Mingzhe swallowed hard, his mind racing. His apartment was closer, but Muchen's place... Muchen's place was a mystery he'd wanted to solve for years.
"Yours," Mingzhe whispered, his voice trembling. "I want to see where the dragon sleeps."
Muchen's grip on his waist tightened for a final, bruising second before he pulled back, his eyes burning. "Fine. Hold on."
Muchen's hand flew to the gear shift, his movements sharp and decisive. He was about to reverse out of the spot when a sharp, rhythmic chirping cut through the sound of the rain.
It wasn't a phone call. It was a high-priority, piercing alarm from the tablet mounted on the dashboard—the one synced directly to the greenhouse's internal climate systems.
Muchen froze. He stared at the screen. A bright red notification was flashing: [CRITICAL FAILURE: SECTION 4 HUMIDITY SENSORS. SYSTEM OVERRIDE INITIATED.]
"No," Muchen breathed, his jaw tightening so hard it looked like stone. "Not now. Not tonight."
"Muchen?" Mingzhe asked, trying to straighten his clothes, his heart still drumming a frantic rhythm.
"The Duchess," Muchen said, his voice flat with a mix of professional panic and personal fury. "The sensors in the rare species wing are failing. If the misting system doesn't shut off, it'll flood the roots. Two years of growth... gone in twenty minutes."
He looked at Mingzhe, and for a second, the conflict in his eyes was agonizing. He wanted to drive. He wanted to take Mingzhe home and finish what they'd started. But the soul of the man who had spent three years trying to save a dying planet couldn't let a life—even a plant's—flicker out because he was distracted.
[HOST!] Yize's voice popped back in, sounding surprisingly somber. [The World Consciousness... it's a provocation. It's trying to pull him away from the 'deviant' emotion and back to his 'axis'—the work.]
Mingzhe reached out, his fingers covering Muchen's hand on the gear shift. The heat from their kiss was still there, but the air had changed.
"Go," Mingzhe said softly, his eyes steady. "The plants can't save themselves, Muchen. I'm not going anywhere."
Muchen looked at him, a look of profound, silent gratitude crossing his face. He leaned over, giving Mingzhe one last, searing kiss—short, hard, and full of promise.

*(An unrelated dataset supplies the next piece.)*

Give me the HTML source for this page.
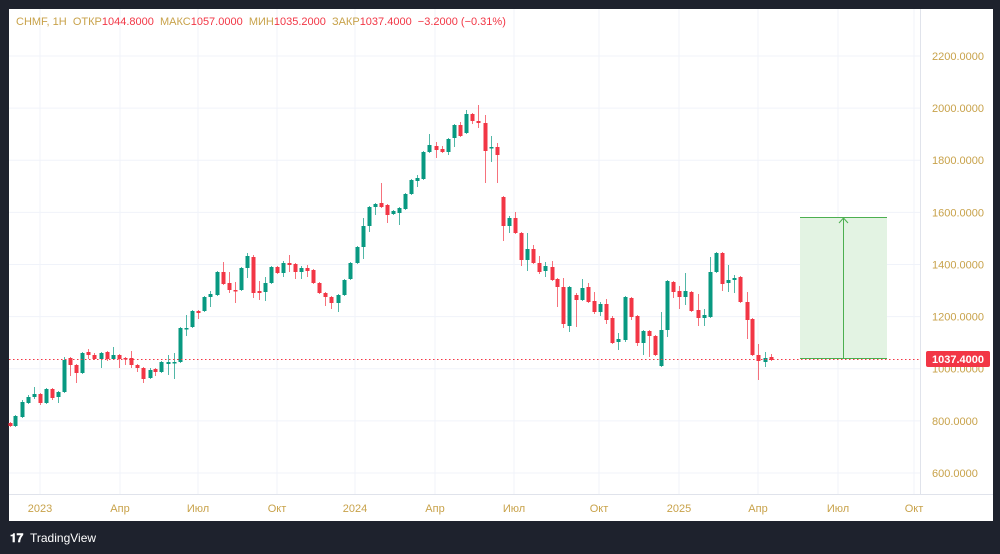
<!DOCTYPE html>
<html><head><meta charset="utf-8"><style>
body{margin:0;width:1000px;height:554px;background:#1e222d;overflow:hidden;font-family:"Liberation Sans",sans-serif}
svg{position:absolute;left:0;top:0}
</style></head><body>
<svg id="s" width="1000" height="554" xmlns="http://www.w3.org/2000/svg">
<rect x="9" y="9" width="984" height="512" fill="#fff"/>
<g id="grid" stroke="#f0f3fa" stroke-width="1"></g>
<line x1="9" y1="494.5" x2="993" y2="494.5" stroke="#e0e3eb"/>
<line x1="920.5" y1="9" x2="920.5" y2="494" stroke="#e0e3eb"/>
<rect x="800" y="217" width="87" height="142" fill="#e3f3e3"/>
<line x1="800" y1="217.5" x2="887" y2="217.5" stroke="#4caf50"/>
<line x1="800" y1="358.5" x2="887" y2="358.5" stroke="#4caf50"/>
<line x1="843.5" y1="358" x2="843.5" y2="219" stroke="#4caf50"/>
<path d="M839 223 L843.5 218 L848 223" fill="none" stroke="#4caf50"/>
<g id="c"></g>
<line x1="9" y1="359.5" x2="920" y2="359.5" stroke="#f23645" stroke-dasharray="1.5,2.5"/>
<g id="ax" font-size="11" fill="#c8a24a"></g>
<rect x="926" y="351" width="64" height="16" rx="2" fill="#f23645"/>
<text x="958" y="363" font-size="11" fill="#fff" text-anchor="middle" font-weight="bold">1037.4000</text>
<text x="16" y="25" font-size="11" style="white-space:pre"><tspan fill="#c8a24a">CHMF, 1H  ОТКР</tspan><tspan fill="#f23645">1044.8000</tspan><tspan fill="#c8a24a">  МАКС</tspan><tspan fill="#f23645">1057.0000</tspan><tspan fill="#c8a24a">  МИН</tspan><tspan fill="#f23645">1035.2000</tspan><tspan fill="#c8a24a">  ЗАКР</tspan><tspan fill="#f23645">1037.4000  −3.2000 (−0.31%)</tspan></text>
<text x="10" y="542" font-size="12" fill="#fff" font-weight="bold">𝟏𝟕</text>
<text x="30" y="542" font-size="12" fill="#fff">TradingView</text>
</svg>
<script>
var NS="http://www.w3.org/2000/svg";
function el(p,t,a,tx){var e=document.createElementNS(NS,t);for(var k in a)e.setAttribute(k,a[k]);if(tx)e.textContent=tx;p.appendChild(e);return e;}
var g=document.getElementById('grid'),ax=document.getElementById('ax'),c=document.getElementById('c');
var prices=[2200,2000,1800,1600,1400,1200,1000,800,600];
prices.forEach(function(p){var y=56+(2200-p)*0.2606;el(g,'line',{x1:9,x2:920,y1:y,y2:y});el(ax,'text',{x:932,y:y+4},p.toFixed(4));});
var mo=[[40,'2023'],[120,'Апр'],[198,'Июл'],[277,'Окт'],[355,'2024'],[435,'Апр'],[514,'Июл'],[599,'Окт'],[679,'2025'],[758,'Апр'],[838,'Июл'],[914,'Окт']];
mo.forEach(function(m){el(g,'line',{x1:m[0],x2:m[0],y1:9,y2:494});el(ax,'text',{x:m[0],y:512,'text-anchor':'middle'},m[1]);});
var d=[[10,423,426,422,427],[15,426,416,415,427],[22,417,402,400,418],[28,403,397,395,404],[34,397,394,387,399],[40,394,403,393,405],[46,403,389,388,404],[52,389,398,388,400],[58,397,392,391,403],[64,392,360,357,393],[70,358,365,357,376],[76,365,373,364,383],[82,373,353,352,374],[88,352,355,349,359],[94,355,359,353,360],[101,359,353,352,368],[107,352,359,351,361],[113,359,355,347,360],[119,355,359,354,368],[125,358,359,357,365],[131,358,365,351,368],[137,365,368,364,372],[143,368,379,367,383],[150,378,370,368,379],[155,369,372,368,376],[161,372,362,361,373],[168,364,362,355,375],[174,363,362,353,379],[180,362,328,327,363],[186,329,328,315,336],[192,327,311,310,328],[198,311,313,310,319],[204,311,297,296,312],[210,297,294,291,307],[217,295,272,271,296],[223,272,284,262,285],[229,283,290,272,293],[235,290,291,282,303],[241,290,268,267,291],[247,268,256,253,278],[253,257,293,255,298],[259,291,293,281,300],[265,292,283,277,301],[271,283,267,266,284],[277,267,273,266,274],[283,273,263,261,277],[289,263,265,255,272],[295,264,272,263,279],[301,272,268,266,279],[307,268,271,265,277],[313,270,283,269,284],[319,283,293,282,294],[325,293,297,292,306],[331,297,303,296,309],[338,303,295,294,312],[344,295,280,279,296],[350,279,263,262,280],[357,263,247,246,264],[363,247,226,218,259],[369,226,207,206,232],[375,207,204,203,215],[381,203,207,183,208],[387,205,215,204,223],[393,214,211,210,215],[399,213,208,207,225],[405,209,194,193,210],[411,194,180,179,195],[417,181,178,175,187],[423,179,152,151,180],[429,152,145,134,153],[436,146,150,142,158],[442,149,152,146,153],[448,152,139,138,155],[454,138,125,124,147],[460,125,136,122,137],[466,133,114,110,134],[472,114,121,113,124],[478,121,123,105,128],[485,123,151,115,183],[491,147,147,136,162],[497,147,155,143,183],[503,197,226,196,241],[509,226,218,216,233],[515,218,233,212,234],[521,233,260,232,266],[527,260,249,233,271],[533,249,263,245,264],[539,263,272,256,274],[545,271,266,262,277],[552,267,280,261,281],[557,279,287,278,307],[563,287,324,278,328],[569,326,287,286,332],[576,295,300,293,327],[582,300,288,279,301],[588,287,302,283,303],[594,301,312,292,314],[600,312,304,302,316],[606,304,320,299,324],[612,318,343,316,344],[618,342,339,333,350],[625,340,297,296,342],[631,298,317,297,320],[637,316,343,315,346],[643,343,331,330,355],[649,331,336,330,357],[655,336,355,335,356],[661,366,330,312,367],[667,330,281,280,337],[673,282,292,281,298],[679,291,297,286,309],[685,297,291,273,305],[691,292,311,291,312],[698,310,318,294,326],[704,318,315,309,326],[710,317,272,257,318],[716,272,253,252,273],[722,253,284,252,291],[728,283,280,265,292],[734,280,278,275,293],[740,277,302,276,303],[747,302,320,292,339],[752,319,355,318,356],[758,355,361,344,380],[765,362,358,352,367],[771,357,360,354,361]];
d.forEach(function(k){var x=k[0],o=k[1],cl=k[2],up=cl<=o;var col=up?'#089981':'#f23645';
el(c,'line',{x1:x+0.5,x2:x+0.5,y1:k[3],y2:k[4],stroke:col,'stroke-opacity':0.7});
var t=Math.min(o,cl),h=Math.max(1.5,Math.abs(o-cl));el(c,'rect',{x:x-1.5,y:t,width:4,height:h,fill:col});});
</script>
</body></html>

"I'm going to fix it," Muchen promised, his voice dark. "And then I'm coming for you. Don't you dare go to sleep."
The car roared to life, and as they sped back toward the campus through the blinding rain, Mingzhe looked out at the dark silhouette of the Botany building. He could feel it—the invisible tension of the world trying to keep them apart.
But the world had no idea who it was dealing with.